I met with a good friend from architecture school yesterday. He’s been following my blog and it seems that he has notived that I do a lot of portraits and not a lot of architecture (or any kind of “spatial” drawing.) He obviously has a point. I just draw whatever I want to draw, and I actually believe that drawing portraits can help in the other diciplines (like say perspective) because it’s all a matter of seeing and noticing. The reason, however, that I have avoided perspectives for a long time is mostly due to it’s complexity. While it takes me an hour to finish a portrait to a degree I am more or less satisfied with, a perspective can take me 3-4hours and a headache, just trying o “calculate” where everything should be and so forth. It’s obviously not true, that perspectives should be more precise or “correct” than anything else, and I think that the loose and sketchy perspectives are the best of all. I’ve just had a hard time dealing with them.

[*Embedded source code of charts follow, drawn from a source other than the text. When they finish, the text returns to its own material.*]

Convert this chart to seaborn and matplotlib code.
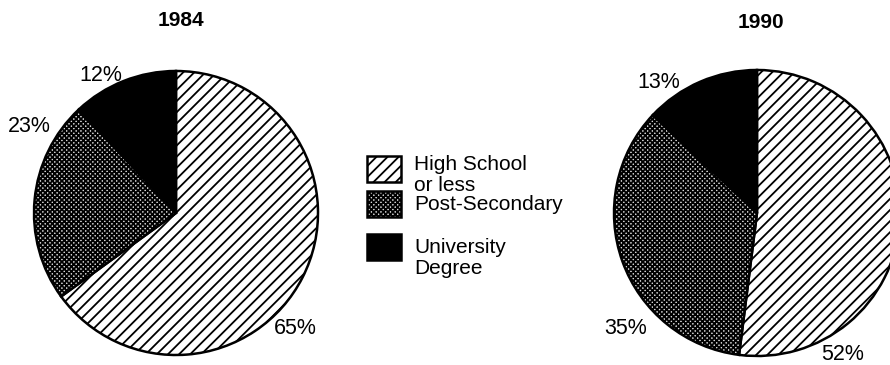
import matplotlib
matplotlib.use("Agg")
import matplotlib.pyplot as plt
import seaborn as sns
from matplotlib.patches import Rectangle

# data
categories = ["High School\nor less", "Post-Secondary", "University\nDegree"]
years = ["1984", "1990"]
shares_1984 = [65, 23, 12]
shares_1990 = [52, 35, 13]

# styling per category
fills = ["white", "#d8d8d8", "black"]
hatches = ["///", "xxxxxxx", None]

# label spots (in pie radius units), placed by hand like the original
label_pos_1984 = [(0.84, -0.81), (-1.03, 0.61), (-0.53, 0.97)]
label_pos_1990 = [(0.60, -0.99), (-0.92, -0.81), (-0.69, 0.91)]

sns.set_theme(style="white")
plt.rcParams["font.family"] = ["Liberation Sans", "DejaVu Sans"]
plt.rcParams["text.color"] = "black"
plt.rcParams["hatch.linewidth"] = 1.3

fig = plt.figure(figsize=(8.9, 3.65), dpi=100)
W, H = 890, 365


def pie_axes(cx, cy, r):
    return fig.add_axes([(cx - r) / W, (H - cy - r) / H, 2 * r / W, 2 * r / H])


def draw_pie(ax, values, label_pos):
    wedges, _ = ax.pie(values, startangle=90, counterclock=False, radius=1,
                       colors=fills,
                       wedgeprops=dict(edgecolor="black", linewidth=1.8))
    for w, h in zip(wedges, hatches):
        if h:
            w.set_hatch(h)
    for v, (x, y) in zip(values, label_pos):
        ax.text(x, y, f"{v}%", ha="center", va="center", fontsize=15.5,
                color="black", clip_on=False)
    ax.set_xlim(-1, 1)
    ax.set_ylim(-1, 1)
    ax.axis("off")


ax1 = pie_axes(176, 213, 142)
draw_pie(ax1, shares_1984, label_pos_1984)
ax2 = pie_axes(757, 213, 143)
draw_pie(ax2, shares_1990, label_pos_1990)

fig.text(181 / W, 1 - 20 / H, years[0], ha="center", va="center",
         fontsize=15, fontweight="bold", color="black")
fig.text(761 / W, 1 - 22 / H, years[1], ha="center", va="center",
         fontsize=15, fontweight="bold", color="black")

# legend drawn by hand in pixel space
lax = fig.add_axes([0, 0, 1, 1], facecolor="none")
lax.set_xlim(0, W)
lax.set_ylim(H, 0)
lax.axis("off")
box_tops = [156, 191, 234]
text_y = [175, 204, 258]
for cat, fc, h, top, ty in zip(categories, fills, hatches, box_tops, text_y):
    lax.add_patch(Rectangle((367, top), 34, 26, facecolor=fc, edgecolor="black",
                            linewidth=1.8, hatch=h))
    lax.text(414, ty, cat, ha="left", va="center", fontsize=15,
             linespacing=1.1, color="black")

fig.savefig("out.png", dpi=100, facecolor="white")
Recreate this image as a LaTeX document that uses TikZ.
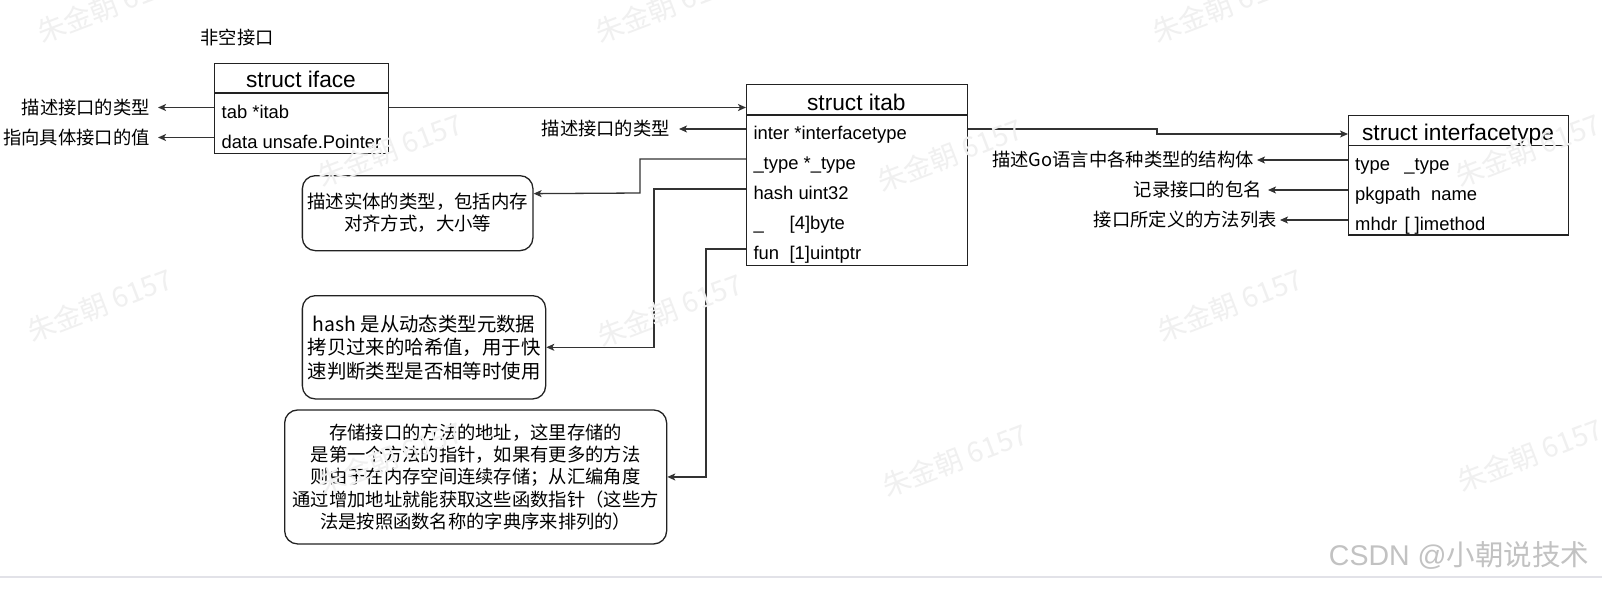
\documentclass[tikz,border=0pt]{standalone}
\usepackage{fontspec}
\setmainfont{Liberation Sans}
\newfontfamily\cjk{Noto Sans CJK SC}
\usetikzlibrary{arrows.meta}
\definecolor{ln}{HTML}{333333}
\definecolor{bd}{HTML}{222222}
\definecolor{wmc}{HTML}{F0F0F0}
\definecolor{csdn}{HTML}{C2C2C2}
\definecolor{barc}{HTML}{E2E2E8}
\begin{document}
\begin{tikzpicture}[x=1pt,y=-1pt,
  box/.style={draw=bd, line width=1.3pt, fill=white, inner sep=0pt, anchor=north west},
  hdr/.style={font=\fontsize{22.7}{26}\selectfont, inner sep=0pt, anchor=base, text height=17pt, text depth=5pt},
  row/.style={font=\fontsize{18.4}{22}\selectfont, anchor=west, inner sep=0pt, text height=21pt, text depth=0pt},
  lbl/.style={font=\cjk\fontsize{18.3}{22}\selectfont, anchor=east, inner sep=0pt, text height=15pt, text depth=1.5pt},
  note/.style={draw=bd, line width=1.3pt, rounded corners=13pt, fill=white, align=center, inner sep=0pt, anchor=north west},
  conn/.style={draw=ln, line width=1.3pt, -{Stealth[length=8pt,width=7pt,inset=2pt]}},
  sep/.style={draw=bd, line width=1.3pt},
  wm/.style={font=\cjk\fontsize{28}{28}\selectfont, text=wmc, rotate=21, inner sep=0pt}
]
\useasboundingbox (0,0) rectangle (1602,592);
\fill[white] (0,0) rectangle (1602,592);

% title
\node[font=\cjk\fontsize{18.3}{22}\selectfont, inner sep=0pt] (title) at (237,38) {非空接口};

% struct iface
\node[box, minimum width=174pt, minimum height=90pt] (iface) at (214,63) {};
\draw[sep] (214,93) -- (388,93);
\node[hdr] (ifaceh) at (301,87.7) {struct iface};
\node[row] (tab) at (221.5,107.5) {tab *itab};
\node[row] (data) at (221.5,137.5) {data unsafe.Pointer};

% struct itab
\node[box, minimum width=220.7pt, minimum height=181pt] (itab) at (746,84) {};
\draw[sep] (746,115) -- (966.7,115);
\node[hdr] (itabh) at (856.3,110) {struct itab};
\node[row] (inter) at (753.3,129) {inter *interfacetype};
\node[row] (ty) at (753.3,159) {\_type *\_type};
\node[row] (hs) at (753.3,189) {hash uint32};
\node[row] (pad) at (753.3,219) {\_\hspace{26pt}[4]byte};
\node[row] (fn) at (753.3,249) {fun\hspace{10.5pt}[1]uintptr};

% struct interfacetype
\node[box, minimum width=220pt, minimum height=119.3pt] (itype) at (1348,115) {};
\draw[sep] (1348,145.7) -- (1568,145.7);
\node[hdr] (itypeh) at (1458,140) {struct interfacetype};
\node[row] (ty2) at (1355,160) {type\hspace{14.5pt}\_type};
\node[row] (pkg) at (1355,190) {pkgpath\hspace{10.5pt}name};
\node[row] (mh) at (1355,220) {mhdr\hspace{7.5pt}[\hspace{5pt}]imethod};

% notes
\node[note, minimum width=230.6pt, minimum height=75pt, font=\cjk\fontsize{18.4}{22}\selectfont] (n1) at (301.7,175)
  {描述实体的类型，包括内存\\对齐方式，大小等};
\node[note, minimum width=243.3pt, minimum height=103.3pt, font=\cjk\fontsize{19.4}{23.5}\selectfont] (n2) at (301.7,295)
  {hash 是从动态类型元数据\\拷贝过来的哈希值，用于快\\速判断类型是否相等时使用};
\node[note, minimum width=382pt, minimum height=134pt, font=\cjk\fontsize{18.3}{22.4}\selectfont] (n3) at (284,409.3)
  {存储接口的方法的地址，这里存储的\\是第一个方法的指针，如果有更多的方法\\则由于在内存空间连续存储；从汇编角度\\通过增加地址就能获取这些函数指针（这些方\\法是按照函数名称的字典序来排列的）};

% labels
\node[lbl] (lt) at (150,107.5) {描述接口的类型};
\node[lbl] (ld) at (150,137.5) {指向具体接口的值};
\node[lbl] (li) at (670,129) {描述接口的类型};
\node[lbl] (r1) at (1254,160) {描述Go语言中各种类型的结构体};
\node[lbl] (r2) at (1262,190) {记录接口的包名};
\node[lbl] (r3) at (1277,220) {接口所定义的方法列表};

% connectors
\draw[conn] (iface.west |- tab.west) -- ([xshift=8pt]lt.east);
\draw[conn] (iface.west |- data.west) -- ([xshift=8pt]ld.east);
\draw[conn] (iface.east |- tab.west) -- (itab.west |- tab.west);
\draw[conn] (itab.west |- inter.west) -- ([xshift=9pt]li.east);
\coordinate (jog) at (1157,0);
\draw[conn] (itab.east |- inter.west) -- (jog |- inter.west) -- (jog |- itypeh) -- (itype.west |- itypeh);
\draw[conn] (itab.west |- ty.west) -| (640,193) -- ([yshift=19.5pt]n1.east);
\coordinate (xh) at (654,0);
\draw[conn] (itab.west |- hs.west) -| (xh |- n2.east) -- (n2.east);
\coordinate (xf) at (706,0);
\draw[conn] (itab.west |- fn.west) -| (xf |- n3.east) -- (n3.east);
\draw[conn] (itype.west |- ty2.west) -- ([xshift=3pt]r1.east);
\draw[conn] (itype.west |- pkg.west) -- ([xshift=6pt]r2.east);
\draw[conn] (itype.west |- mh.west) -- ([xshift=3pt]r3.east);

% watermarks
\foreach \x/\y [count=\i] in {110/6, 668/6, 1225/6, 390/150, 950/155, 1528/150, 100/305, 670/310, 1230/305, 390/458, 955/460, 1530/455}
  \node[wm] (wm\i) at (\x,\y) {朱金朝 6157};
\draw[barc, line width=2pt] (0,577) -- (1602,577);
\node[font=\fontsize{28.5}{28.5}\selectfont, text=csdn, inner sep=0pt] (csdn) at (1459,555) {CSDN @{\cjk 小朝说技术}};
\end{tikzpicture}
\end{document}
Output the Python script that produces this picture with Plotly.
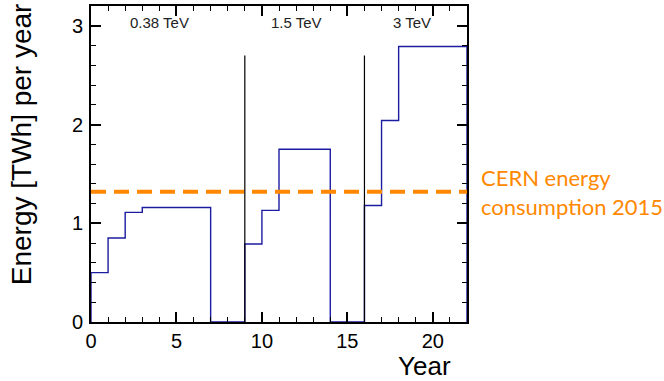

So now I decided to try with my new remedy for overcomplication – the ballpoint pen. I can’t go erasing if something’s off, and if I go too slow, the line ends up stiff and lifeless. So this is a great tool for forcing yourself to go loose, and this resulted in me finishing an (albeit very sketchy) drawing in some 20 minutes. The best part is that the perspective isn’t totally off. As you might notice, it’s as if the viewer is looking down on the street, but I think it must be due to the streetview-car having it’s camera mounted on its roof. See the streetview version here
One thing that I keep returning to is this notion of “capturing the essential with little means”.. I’d like to be able to pull my little sketchbook out of my back pocket and sketch the essentials of wherever I am in 10 minutes withouth being too unhappy with the result. I think that maybe this is a step in that direction.